Drexel Criticized for Noam Chomsky Honor

The left-wing scholar and activist said to have virulent views on Israel.

Noam Chomsky (AP Photo/Nader Daoud)

Noam Chomsky (AP Photo/Nader Daoud)

Drexel University is under continuing criticism from Jewish groups for awarding an honorary degree to left-wing scholar and activist Noam Chomsky during its mid-June graduation ceremonies.

Chomsky, critics say, has been a virulent and unfair critic of Israel.

“Chomsky has seldom missed an opportunity to author a screed against Israel,” Abraham Miller, a senior fellow with the Salomon Center for American Jewish Thought, wrote last week in an essay that has been carried in The Jewish Exponent and the Algemeiner.

Chomsky, 86, a linguist at MIT, is Jewish. His own website features him among “famous Jews who have opposed Israel,” along with this quote: “In the Occupied Territories, what Israel is doing is much worse than apartheid. To call it apartheid is a gift to Israel, at least if by ‘apartheid’ you mean South African-style apartheid. What’s happening in the Occupied Territories is much worse.”

He was honored — and was speaker — during Drexel’s June 12 ceremony for master’s graduates in the Westphal College of Media Arts & Design, School of Education, LeBow College of Business and Goodwin College of Professional Studies. Philadelphia Police Commissioner Charles Ramsey was also honored at that particular ceremony.

The address can be seen in the video below, starting around the 1-hour-seven-minute mark:

Chomsky made no mention of Israel in the speech, instead spending a few minutes warning about the dangers of climate change. Species extinction is taking place at the same rate as 65 million year ago, he said, when an asteroid hit the earth. “The difference is, we’re the asteroid,” Chomsky said.

“Your generation faces an extraordinary challenge,” Chomsky told the graduating students. “The challenge cannot be evaded or even deferred.”

The criticism has continued.

“Chomsky’s far leftist world view does not permit facts to get in the way. His positions sound remarkably like those of other leftist Jews, who, given a choice between their political ideology and their Jewish heritage, eagerly lacerate their heritage to embrace their politics,” Miller wrote. “Chomsky claims the brutal Hezbollah as a moderate force for peace, just as he showcases the Palestine Liberation Organization, ignoring their glorification of terror against innocent Israelis, their saturation of their people with propaganda that justifies the killing of innocents, and their corruption that prevents the creation of an economically viable and decent society.”

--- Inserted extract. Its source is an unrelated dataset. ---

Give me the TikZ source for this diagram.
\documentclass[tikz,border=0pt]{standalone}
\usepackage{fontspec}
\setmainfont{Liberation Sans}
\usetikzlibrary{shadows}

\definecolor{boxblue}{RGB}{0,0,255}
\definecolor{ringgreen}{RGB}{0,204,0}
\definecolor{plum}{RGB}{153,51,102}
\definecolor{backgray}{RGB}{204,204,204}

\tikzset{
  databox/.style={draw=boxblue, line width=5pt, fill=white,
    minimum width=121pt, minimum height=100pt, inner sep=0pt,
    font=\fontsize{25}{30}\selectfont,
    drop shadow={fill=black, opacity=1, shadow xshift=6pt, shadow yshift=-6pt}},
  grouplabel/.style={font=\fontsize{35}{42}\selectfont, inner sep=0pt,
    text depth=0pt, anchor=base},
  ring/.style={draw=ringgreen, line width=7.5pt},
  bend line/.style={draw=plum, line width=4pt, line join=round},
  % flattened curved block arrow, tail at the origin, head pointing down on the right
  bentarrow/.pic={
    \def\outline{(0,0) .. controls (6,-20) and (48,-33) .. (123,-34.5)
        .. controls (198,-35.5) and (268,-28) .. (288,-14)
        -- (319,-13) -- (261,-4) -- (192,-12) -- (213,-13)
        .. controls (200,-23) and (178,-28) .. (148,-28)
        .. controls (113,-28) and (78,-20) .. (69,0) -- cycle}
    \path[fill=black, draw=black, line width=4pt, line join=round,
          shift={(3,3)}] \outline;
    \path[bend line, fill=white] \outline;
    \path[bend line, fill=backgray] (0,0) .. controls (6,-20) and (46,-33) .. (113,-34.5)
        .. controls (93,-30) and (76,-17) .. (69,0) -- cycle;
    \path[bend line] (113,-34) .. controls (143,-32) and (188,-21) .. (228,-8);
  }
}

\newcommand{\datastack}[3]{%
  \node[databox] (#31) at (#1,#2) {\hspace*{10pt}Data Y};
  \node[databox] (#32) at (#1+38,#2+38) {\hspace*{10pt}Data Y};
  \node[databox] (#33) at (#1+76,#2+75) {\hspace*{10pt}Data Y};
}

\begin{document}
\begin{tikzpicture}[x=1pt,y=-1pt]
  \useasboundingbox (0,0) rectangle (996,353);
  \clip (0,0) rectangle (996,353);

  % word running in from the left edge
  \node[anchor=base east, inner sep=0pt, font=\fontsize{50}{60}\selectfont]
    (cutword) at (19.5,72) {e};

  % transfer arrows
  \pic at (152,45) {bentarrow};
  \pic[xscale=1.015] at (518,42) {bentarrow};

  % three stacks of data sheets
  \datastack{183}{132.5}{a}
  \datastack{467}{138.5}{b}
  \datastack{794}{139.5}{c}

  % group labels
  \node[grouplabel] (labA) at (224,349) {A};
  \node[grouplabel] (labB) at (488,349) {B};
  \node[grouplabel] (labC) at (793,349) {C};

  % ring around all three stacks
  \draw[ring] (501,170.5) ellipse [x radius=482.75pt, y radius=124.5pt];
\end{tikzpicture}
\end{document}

He suggest that Drexel donors take their money elsewhere. “The public now knows what Drexel stands for,” Miller wrote, “and the same freedom that Drexel exercises, Drexel’s donors are also free to exercise by voting with their pocketbooks.”

The Jewish Press reported that some alumni are upset with the university.

“As a Jewish Dragon I am deeply offended that the university would associate itself with such an unabashed anti-Semite,” one alum told the website. “The beliefs and virtues of the current Jewish student body are threatened by this overt display of approval for Chomsky’s hate speech.”

“The awarding of honorary degrees does not in any way indicate endorsement of a recipient’s opinions,” Niki Gianakaris, the university’s director of media relations, said in an emailed comment to JNS.org, “As a scientist, Chomsky’s work is at the forefront of his discipline, and he is often described as the ‘father of modern linguistics.’ As a political philosopher and activist, he is widely read and debated, especially with regard to U.S. and Israeli foreign policy. He has been voted the ‘world’s top public intellectual’ in a poll by the magazines Foreign Policy and Prospect.”

Opponents say they have collected thousands of names of opposition, which were delivered to Drexel on Monday.